Elijah has been going to this wonderful preschool for the past year and 1/2. This year they had 2 full days and a 1/2 day of school. He LOVES school. He seems to be outgrowing the daycare setting and I felt like he really should go to kindergarten next year since he turns 5 in May.

Dominic also has a May birthday and he did go to school as a young 5 year old.  He was always the youngest and the smallest. He remembers not being able to get his Presidential Fitness Patch because he was too young, even though he had passed all of the tests. Not getting his driver’s license when all his friends were able to….

Dominic had pretty strong feelings about keeping him back a year, based on his experience.  I had pretty strong feelings about moving him forward, and if I am honest it was mostly because my sister’s daughter is the same age (they were born 10 days apart) and I know she will be moving forward this fall and I have been worried about the fact that they will celebrate the same birthday’s but at some point will recognize that they are in different grades.

I had e-mailed his teachers a few weeks ago asking them if they felt he was ready for kindergarten next year. And today we had conferences today at Elijah’s preschool.

Academically they think he would probably be just fine if he moved ahead. But being a boy, and an active one who really needs to be able to play and move around, they felt he might get frustrated in the super structured environment of kindergarten. Apparently they are getting down to some serious business there these days.  🙂

Both teachers have children of their own that went through similar circumstances. Both held one back and not another…and both recognized that later in their schooling careers the ones they didn’t hold back probably would have benefitted from it if they had.

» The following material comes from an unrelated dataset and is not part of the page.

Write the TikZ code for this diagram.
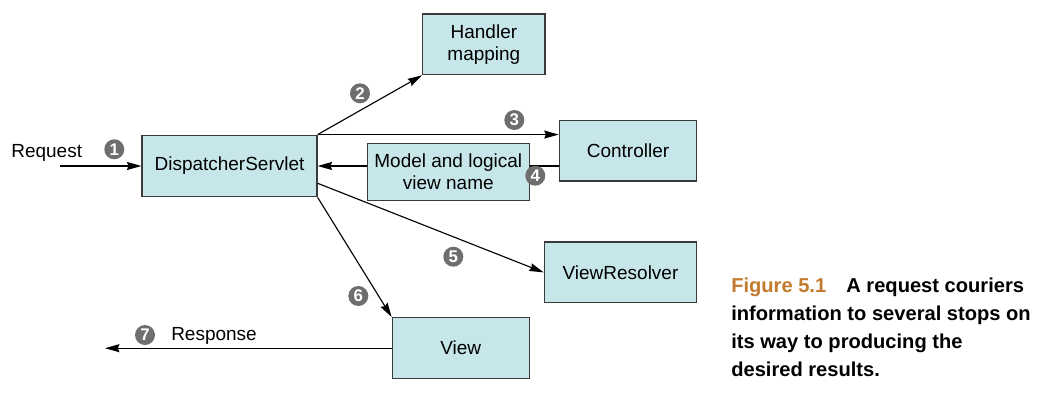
\documentclass[tikz,border=0pt]{standalone}
\usepackage{fontspec}
\setmainfont{Liberation Sans}
\usetikzlibrary{arrows.meta,calc}
\definecolor{boxfill}{HTML}{C6E6EA}
\definecolor{boxline}{HTML}{3A3A3A}
\definecolor{badge}{HTML}{6E6E6E}
\definecolor{figlabel}{HTML}{C27A2E}

\begin{document}
\begin{tikzpicture}[x=0.025cm, y=-0.025cm,
  comp/.style={draw=boxline, line width=0.9pt, fill=boxfill, inner sep=0pt, align=center, font=\fontsize{13.5}{15.6}\selectfont},
  flow/.style={line width=0.8pt, -{Stealth[length=0.36cm,width=0.2cm,inset=0.04cm]}},
  num/.style={circle, fill=badge, text=white, inner sep=0pt, minimum size=0.5cm, font=\fontsize{12}{12}\selectfont\bfseries},
  lbl/.style={font=\fontsize{13.5}{15.6}\selectfont}]
  \useasboundingbox (0,0) rectangle (1046,401);

  % Components
  \node[comp, minimum width=4.375cm, minimum height=1.54cm] (ds) at (229.5,166) {DispatcherServlet};
  \node[comp, minimum width=3.06cm, minimum height=1.52cm] (hm) at (483.9,44.3) {Handler\\mapping};
  \node[comp, minimum width=3.435cm, minimum height=1.51cm] (ctrl) at (628,150.9) {Controller};
  \node[comp, minimum width=4.05cm, minimum height=1.435cm] (mv) at (448.3,172) {Model and logical\\view name};
  \node[comp, minimum width=3.81cm, minimum height=1.52cm] (vr) at (620.5,272.4) {ViewResolver};
  \node[comp, minimum width=3.425cm, minimum height=1.525cm] (view) at (460.8,348.2) {View};

  % Request in, response out
  \coordinate (req) at (60,166);
  \coordinate (resp) at (105,348.2);
  \node[lbl] (reqlbl) at (46.7,153) {Request};
  \node[lbl] (resplbl) at (214,336) {Response};

  % Flow
  \draw[flow] (req) -- (ds.west);
  \draw[flow] (ds.north east) -- (hm.south west);
  \draw[flow] (ds.north east) -- (ds.north east -| ctrl.west);
  \draw[line width=0.8pt] (ds.east -| ctrl.west) -- (ds.east -| mv.east);
  \draw[flow] (mv.west |- ds.east) -- (ds.east);
  \draw[flow] ($(ds.east)!.55!(ds.south east)$) -- (vr.west);
  \draw[flow] (ds.south east) -- (view.north west);
  \draw[flow] (view.west) -- (resp);

  % Step numbers
  \node[num] (n1) at (114.3,149.3) {1};
  \node[num] (n2) at (360,93.3) {2};
  \node[num] (n3) at (514.3,120) {3};
  \node[num] (n4) at (535.3,175.7) {4};
  \node[num] (n5) at (453.3,256.7) {5};
  \node[num] (n6) at (358.3,296) {6};
  \node[num] (n7) at (145,335) {7};

  % Caption
  \node[anchor=west, align=left, inner sep=0pt, font=\fontsize{14.3}{19.9}\selectfont\bfseries] (cap) at (731,327)
    {\textcolor{figlabel}{Figure 5.1}\quad A request couriers\\information to several stops on\\its way to producing the\\desired results.};
\end{tikzpicture}
\end{document}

Then we found out that there were going to be full time classes available M/W and T/Th, along with the fun Friday 1/2 day.  By signing him up for both he will be introduced to some new curriculum in the M/W class, where he will be one of the oldest kids, and then will do some repeat learning in the T/Th class with kids his same age.

I  hadn’t considered this as an option going into the meeting but as we talked about it I felt such a peace about it.

While it may always bother me a bit that my niece is in the grade above him…I am guessing based on who Elijah is, he won’t be bothered a bit! 🙂

Ultimately we needed to make the decision that is best for Elijah. This also means that he and Karlena will likely be only a year apart in school going forward since she is a December birthday!

Decisions like this are difficult and as parents we may make mistakes. I have learned that I need to be open to the opinions of others and willing to give up my selfish reasons for making a decision and choose what is best for my family.

Have you had to make a similar decision? I’d love to hear how you worked through it and what you learned!